Instruction – The data below is to be returned in full and exactly.
====== Data excerpt
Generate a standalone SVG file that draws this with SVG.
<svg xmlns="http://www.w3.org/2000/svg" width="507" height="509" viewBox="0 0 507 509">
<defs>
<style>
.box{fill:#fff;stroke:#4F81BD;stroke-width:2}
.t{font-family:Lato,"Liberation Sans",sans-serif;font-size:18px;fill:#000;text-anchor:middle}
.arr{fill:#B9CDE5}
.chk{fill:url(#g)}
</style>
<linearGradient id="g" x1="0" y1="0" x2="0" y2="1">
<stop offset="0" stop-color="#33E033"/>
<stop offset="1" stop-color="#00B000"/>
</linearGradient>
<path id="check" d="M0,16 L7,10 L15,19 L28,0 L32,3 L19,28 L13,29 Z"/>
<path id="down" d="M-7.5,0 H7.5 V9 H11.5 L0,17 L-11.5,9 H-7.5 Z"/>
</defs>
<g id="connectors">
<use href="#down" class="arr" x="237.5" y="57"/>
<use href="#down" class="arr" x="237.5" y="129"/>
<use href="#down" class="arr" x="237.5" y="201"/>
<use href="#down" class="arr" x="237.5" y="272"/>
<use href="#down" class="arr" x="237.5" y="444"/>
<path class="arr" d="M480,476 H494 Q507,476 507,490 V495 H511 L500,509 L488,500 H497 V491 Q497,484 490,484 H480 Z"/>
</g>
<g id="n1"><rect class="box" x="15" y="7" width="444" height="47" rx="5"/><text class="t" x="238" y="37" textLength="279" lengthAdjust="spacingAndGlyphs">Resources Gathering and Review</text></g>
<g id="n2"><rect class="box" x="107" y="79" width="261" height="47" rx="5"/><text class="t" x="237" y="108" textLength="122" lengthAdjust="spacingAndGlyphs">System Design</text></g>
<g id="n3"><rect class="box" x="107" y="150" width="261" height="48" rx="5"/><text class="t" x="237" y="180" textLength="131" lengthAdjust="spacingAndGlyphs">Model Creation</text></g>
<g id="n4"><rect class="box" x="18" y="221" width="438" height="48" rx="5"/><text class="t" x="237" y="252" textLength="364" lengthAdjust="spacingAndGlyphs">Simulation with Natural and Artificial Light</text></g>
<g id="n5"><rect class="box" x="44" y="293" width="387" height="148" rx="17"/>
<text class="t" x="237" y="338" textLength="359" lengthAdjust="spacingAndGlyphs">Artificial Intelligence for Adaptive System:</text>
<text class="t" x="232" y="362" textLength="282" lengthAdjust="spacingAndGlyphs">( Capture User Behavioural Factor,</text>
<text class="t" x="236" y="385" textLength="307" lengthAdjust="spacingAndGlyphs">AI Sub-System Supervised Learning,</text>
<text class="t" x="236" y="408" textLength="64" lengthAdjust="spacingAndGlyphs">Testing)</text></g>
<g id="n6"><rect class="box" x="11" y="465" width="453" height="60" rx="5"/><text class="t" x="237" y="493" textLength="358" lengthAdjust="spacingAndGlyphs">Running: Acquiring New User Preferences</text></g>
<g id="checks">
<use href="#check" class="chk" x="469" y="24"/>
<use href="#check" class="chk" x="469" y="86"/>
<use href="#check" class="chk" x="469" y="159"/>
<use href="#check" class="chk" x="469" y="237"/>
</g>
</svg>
============
Task solution –
Generate a standalone SVG file that draws this with SVG.
<svg xmlns="http://www.w3.org/2000/svg" width="507" height="509" viewBox="0 0 507 509">
<defs>
<style>
.box{fill:#fff;stroke:#4F81BD;stroke-width:2}
.t{font-family:Lato,"Liberation Sans",sans-serif;font-size:18px;fill:#000;text-anchor:middle}
.arr{fill:#B9CDE5}
.chk{fill:url(#g)}
</style>
<linearGradient id="g" x1="0" y1="0" x2="0" y2="1">
<stop offset="0" stop-color="#33E033"/>
<stop offset="1" stop-color="#00B000"/>
</linearGradient>
<path id="check" d="M0,16 L7,10 L15,19 L28,0 L32,3 L19,28 L13,29 Z"/>
<path id="down" d="M-7.5,0 H7.5 V9 H11.5 L0,17 L-11.5,9 H-7.5 Z"/>
</defs>
<g id="connectors">
<use href="#down" class="arr" x="237.5" y="57"/>
<use href="#down" class="arr" x="237.5" y="129"/>
<use href="#down" class="arr" x="237.5" y="201"/>
<use href="#down" class="arr" x="237.5" y="272"/>
<use href="#down" class="arr" x="237.5" y="444"/>
<path class="arr" d="M480,476 H494 Q507,476 507,490 V495 H511 L500,509 L488,500 H497 V491 Q497,484 490,484 H480 Z"/>
</g>
<g id="n1"><rect class="box" x="15" y="7" width="444" height="47" rx="5"/><text class="t" x="238" y="37" textLength="279" lengthAdjust="spacingAndGlyphs">Resources Gathering and Review</text></g>
<g id="n2"><rect class="box" x="107" y="79" width="261" height="47" rx="5"/><text class="t" x="237" y="108" textLength="122" lengthAdjust="spacingAndGlyphs">System Design</text></g>
<g id="n3"><rect class="box" x="107" y="150" width="261" height="48" rx="5"/><text class="t" x="237" y="180" textLength="131" lengthAdjust="spacingAndGlyphs">Model Creation</text></g>
<g id="n4"><rect class="box" x="18" y="221" width="438" height="48" rx="5"/><text class="t" x="237" y="252" textLength="364" lengthAdjust="spacingAndGlyphs">Simulation with Natural and Artificial Light</text></g>
<g id="n5"><rect class="box" x="44" y="293" width="387" height="148" rx="17"/>
<text class="t" x="237" y="338" textLength="359" lengthAdjust="spacingAndGlyphs">Artificial Intelligence for Adaptive System:</text>
<text class="t" x="232" y="362" textLength="282" lengthAdjust="spacingAndGlyphs">( Capture User Behavioural Factor,</text>
<text class="t" x="236" y="385" textLength="307" lengthAdjust="spacingAndGlyphs">AI Sub-System Supervised Learning,</text>
<text class="t" x="236" y="408" textLength="64" lengthAdjust="spacingAndGlyphs">Testing)</text></g>
<g id="n6"><rect class="box" x="11" y="465" width="453" height="60" rx="5"/><text class="t" x="237" y="493" textLength="358" lengthAdjust="spacingAndGlyphs">Running: Acquiring New User Preferences</text></g>
<g id="checks">
<use href="#check" class="chk" x="469" y="24"/>
<use href="#check" class="chk" x="469" y="86"/>
<use href="#check" class="chk" x="469" y="159"/>
<use href="#check" class="chk" x="469" y="237"/>
</g>
</svg>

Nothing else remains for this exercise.